Bank failures tripled in a year (from UPI.com)
The number of U.S. banks shut to date in 2009 is triple the number that failed in 2008.
Most of the banks that failed this year are small, regional banks that fell victim to losses on real estate and consumer loans when unemployment surged to a 25-year high. However, many large institutions closed in 2009.
The cost to FDIC of closures on Friday alone was about $446 million.
The number of problem banks is 416 in the most recent quarter, the highest in 15 years.
The FDIC anticipates roughly $70 billion in losses during the next five years due to the failure of insured institutions.
For Florida, ‘end of an era’ of population growth (from USA Today)
The state that made population growth the linchpin of its economy for more than 60 years lost a net 58,000 people this year.
The state’s twin economic engines – tourism and construction – are sputtering.
The recession has had a measurable impact on the traditionally mobile USA by forcing more Americans to stay put because they can’t sell their homes or find new jobs.
For the first time since Florida became a state in 1845, more people are moving out of the state than in.
The number of migrants from the Northeast – traditionally Florida’s largest source of newcomers – has dropped almost in half since its peak five years ago as the state’s allure faded.

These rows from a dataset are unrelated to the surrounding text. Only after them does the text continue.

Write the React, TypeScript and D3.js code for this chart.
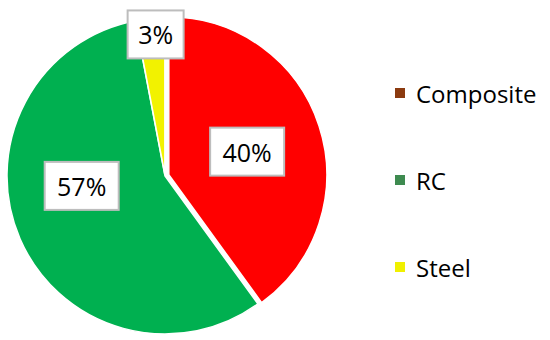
import React from "react";
import * as d3 from "d3";

const categories = ["Composite", "RC", "Steel"];
const values = [40, 57, 3];
const percentLabels = ["40%", "57%", "3%"];

const sliceColors = ["#FF0000", "#00B050", "#F2F200"];
const legendColors = ["#8B3A0F", "#3E8B50", "#F0F000"];

const W = 550;
const H = 340;
const CX = 165;
const CY = 176;
const R = 158;
const FONT = "'Open Sans', 'Noto Sans', sans-serif";
// explode distance per slice (layout, not data)
const explode = [4, 0, 1.5];
// label radius factor and nudges (layout)
const labelRadius = [0.54, 0.54, 0.9];
const labelNudge: [number, number][] = [[1, 2], [-5, -24], [4, 0]];

export default function App() {
  const pie = d3
    .pie<number>()
    .sort(null)
    .value((d) => d)
    .startAngle(0)
    .endAngle(2 * Math.PI);
  const arcs = pie(values);
  const arc = d3.arc<d3.PieArcDatum<number>>().innerRadius(0).outerRadius(R);

  const legendY = d3.scalePoint<string>().domain(categories).range([93, 267]);

  return (
    <svg
      width={W}
      height={H}
      style={{ position: "absolute", left: 0, top: 0, background: "#fff" }}
    >
      <g transform={`translate(${CX},${CY})`}>
        {arcs.map((a, i) => {
          const mid = (a.startAngle + a.endAngle) / 2;
          const dx = Math.sin(mid) * explode[i];
          const dy = -Math.cos(mid) * explode[i];
          return (
            <path
              key={categories[i]}
              d={arc(a) || ""}
              transform={`translate(${dx},${dy})`}
              fill={sliceColors[i]}
              stroke="#fff"
              strokeWidth={1.5}
            />
          );
        })}
        {arcs.map((a, i) => {
          const mid = (a.startAngle + a.endAngle) / 2;
          const lr = R * labelRadius[i];
          const x = Math.sin(mid) * lr + labelNudge[i][0];
          const y = -Math.cos(mid) * lr + labelNudge[i][1];
          const bw = percentLabels[i].length === 2 ? 56 : 74;
          const bh = 48;
          return (
            <g key={"l" + i} transform={`translate(${x},${y})`}>
              <rect
                x={-bw / 2}
                y={-bh / 2}
                width={bw}
                height={bh}
                fill="#fff"
                stroke="#BDBDBD"
                strokeWidth={2}
              />
              <text
                textAnchor="middle"
                dominantBaseline="central"
                fontFamily={FONT}
                fontSize={25}
                fill="#000"
              >
                {percentLabels[i]}
              </text>
            </g>
          );
        })}
      </g>
      {categories.map((c, i) => (
        <g key={"lg" + c} transform={`translate(395,${legendY(c)})`}>
          <rect x={0} y={-5} width={10} height={10} fill={legendColors[i]} />
          <text
            x={21}
            y={0}
            dominantBaseline="central"
            fontFamily={FONT}
            fontSize={24}
            fill="#000"
          >
            {c}
          </text>
        </g>
      ))}
    </svg>
  );
}
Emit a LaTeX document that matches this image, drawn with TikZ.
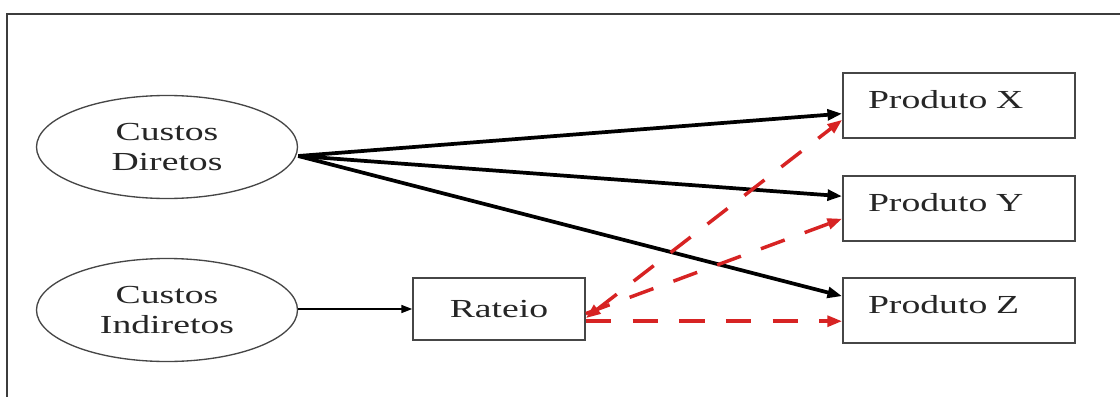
\documentclass[tikz,border=0pt]{standalone}
\usepackage{fontspec}
\setmainfont{Liberation Serif}[FakeStretch=1.45]
\usetikzlibrary{arrows.meta,shapes.geometric,calc}
\definecolor{frame}{RGB}{60,60,60}
\definecolor{boxline}{RGB}{70,70,70}
\definecolor{dashred}{RGB}{215,35,35}
\begin{document}
\begin{tikzpicture}[x=0.75pt,y=-0.75pt,
  every node/.style={font=\fontsize{19.5}{23}\selectfont, text=black!85},
  ovalnode/.style={draw=boxline, line width=1pt, ellipse, minimum width=195.75pt, minimum height=77.25pt, inner sep=0pt, align=center},
  boxnode/.style={draw=boxline, line width=1.3pt, rectangle, inner sep=0pt},
  prodbox/.style={boxnode, inner xsep=18.75pt, inner ysep=0pt, text width=136.5pt, align=left, text height=26.9pt, text depth=21.9pt},
  ratbox/.style={boxnode, minimum width=129pt, minimum height=46.5pt},
  thickarrow/.style={line width=2.8pt, -{Triangle[length=11pt,width=8pt]}},
  thinarrow/.style={line width=1pt, -{Triangle[length=8pt,width=6pt]}},
  redarrow/.style={dashred, line width=2.6pt, dash pattern=on 19pt off 16pt, -{Triangle[length=11pt,width=8pt]}},
  redboth/.style={dashred, line width=2.6pt, dash pattern=on 19pt off 16pt, {Triangle[length=11pt,width=8pt]}-{Triangle[length=11pt,width=8pt]}}
]
\useasboundingbox (0,0) rectangle (1120,396);
\fill[white] (0,0) rectangle (1120,396);
% outer frame (only left and top edges visible)
\draw[frame, line width=1.5pt] (7,400) -- (7,14) -- (1125,14);

\node[ovalnode] (cd) at (167,147) {Custos\\Diretos};
\node[ovalnode] (ci) at (167,310) {Custos\\Indiretos};
\node[ratbox] (rat) at (499,309) {Rateio};
\node[prodbox] (px) at (959,105.5) {Produto X};
\node[prodbox] (py) at (959,208.5) {Produto Y};
\node[prodbox] (pz) at (959,310.5) {Produto Z};

\coordinate (src) at ($(cd.east)+(0,9)$);
\draw[thickarrow] (src) -- (px.184.7);
\draw[thickarrow] (src) -- (py.174.3);
\draw[thickarrow] (src) -- (pz.173.8);

\draw[thinarrow] (ci.east |- rat.west) -- (rat.west);

\coordinate (rz) at (rat.352.7);
\draw[redboth] (rat.354) -- (px.187);
\draw[redarrow] (rat.357) -- (py.185.7);
\draw[redarrow] (rz) -- (pz.west |- rz);
\end{tikzpicture}
\end{document}
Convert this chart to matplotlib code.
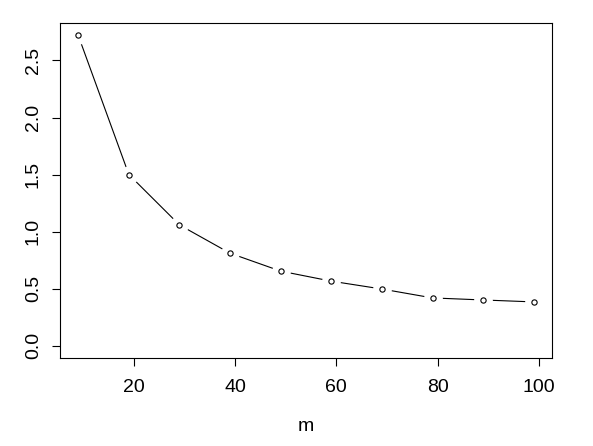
import matplotlib
matplotlib.use('Agg')
import matplotlib.pyplot as plt

plt.rcParams['font.family'] = ['Liberation Sans', 'DejaVu Sans']

m = [9, 19, 29, 39, 49, 59, 69, 79, 89, 99]
vals = [2.72, 1.50, 1.058, 0.81, 0.653, 0.565, 0.496, 0.418, 0.400, 0.383]
xticks = [20, 40, 60, 80, 100]
yticks = [0.0, 0.5, 1.0, 1.5, 2.0, 2.5]

fig = plt.figure(figsize=(5.93, 4.46), dpi=100)
W, H = 593, 446
ax = fig.add_axes([60 / W, 1 - 358 / H, (552 - 60) / W, (358 - 23) / H])

# R type="b": line with gaps around the points
ax.plot(m, vals, color='black', lw=0.8, zorder=1)
ax.plot(m, vals, 'o', ms=13.5, mfc='white', mec='none', zorder=2)
ax.plot(m, vals, 'o', ms=3.8, mfc='white', mec='black', mew=0.8, zorder=3)

xr = max(m) - min(m)
ax.set_xlim(min(m) - 0.04 * xr, max(m) + 0.04 * xr)
yr = max(vals) - 0
ax.set_ylim(0 - 0.04 * yr, max(vals) + 0.04 * yr)

ax.set_xticks(xticks)
ax.set_yticks(yticks)
ax.set_yticklabels(['%.1f' % v for v in yticks], rotation=90, va='center')
ax.tick_params(axis='both', direction='out', length=6, width=0.8,
               labelsize=14, color='black')
ax.tick_params(axis='x', pad=9)
ax.tick_params(axis='y', pad=7)
for s in ax.spines.values():
    s.set_linewidth(0.8)

ax.set_xlabel('m', fontsize=14, labelpad=16)

fig.savefig('out.png', dpi=100)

Florida, once the fifth cheapest state to live in, now is the 14th most expensive.
Is Boomer boom for real? (from news-journalonline.com)
Boomers are people born during the population burst between 1946-1964.
No. 1 in the nation was Flagler County with an astounding 53.5 percent increase in Boomer population between 2000 and 2006. No. 2 was Sumter County, home of The Villages, with 29.1 percent.
University of Florida’s Bureau of Economic and Business Research says in 2030, more than one in four Floridians will be 65 or older. Currently, 17 percent of the state’s population is 65 or older.